In the vast universe of NBA players that may have been available, few would have fit better with the Celtics  than Joe Smith. The veteran big man possesses just about every skill the C’s bench needs–shooting range, length, experience.
But Smith is gone to New Orleans of all places, along with Chris Wilcox and some future considerations for Tyson Chandler , and indications are the Hornets are going to keep him. That’s too bad for the Celtics , but that’s merely a sidebar to the developing story within this trade, which is Sam Presti is one heck of a general manager.
When Presti took over the then-Sonics he had an unbalanced roster with two high-priced scorers–Ray Allen and Rashard Lewis–and a collection of mishmashed talents. In a year and a half he now has one of the most dynamic rosters in the league.

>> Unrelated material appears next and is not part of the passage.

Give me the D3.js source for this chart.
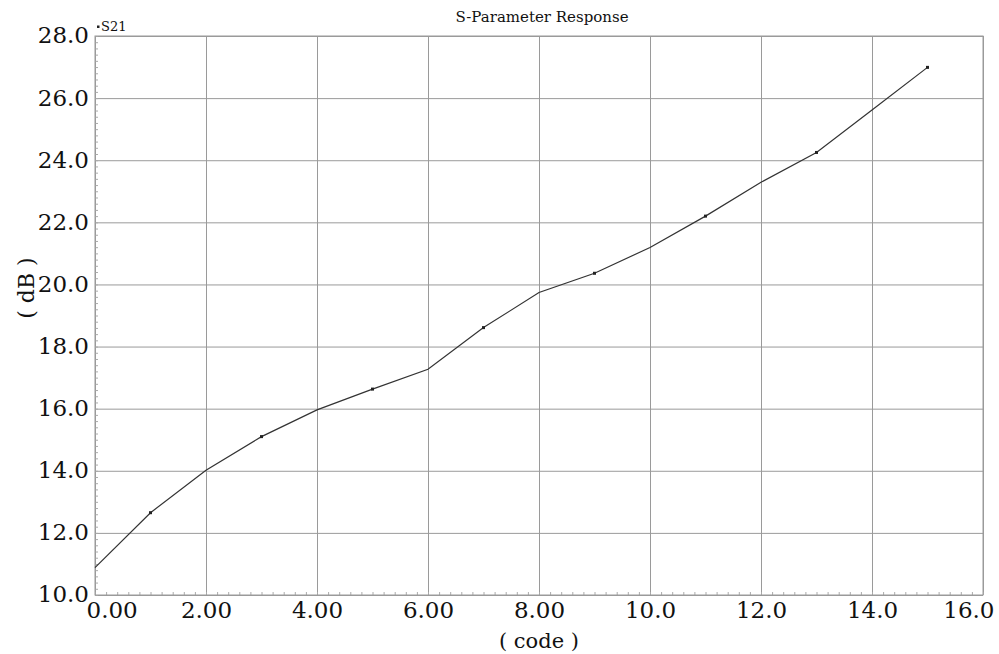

Trading Allen and letting Lewis walk cleared the runway, while drafting Kevin Durant , Jeff Green  and Russell Westbrook  and collecting oodles of draft picks and cap space laid the foundation. But at some point Presti had to avoid the trap that so many small market teams fall into. Namely, utilizing all those assets to acquire a real-live NBA player instead of hoping for an imaginary free agent that may or may not materialize.
In Chandler, Presti obtained a still-young and still athletic shot-blocking, rebounding big man, which is truly one of the rarest commodities in the sport. And he got him for players with expiring contracts he didn’t need without surrendering any of those draft picks.
This is a bad move for New Orleans, no matter how the Hornets try to spin it. Smith and Wilcox might help, but they’re no Chandler. Devon Hardin might be a poor-man’s Chandler or he might be another Saer Sene. The rumors are out that the Hornets are having money problems  and it’s hard not to see this deal in any other light.
If there is one benefit for the Celtics it’s that it significantly weakens a contender in the West, but that’s small consolation.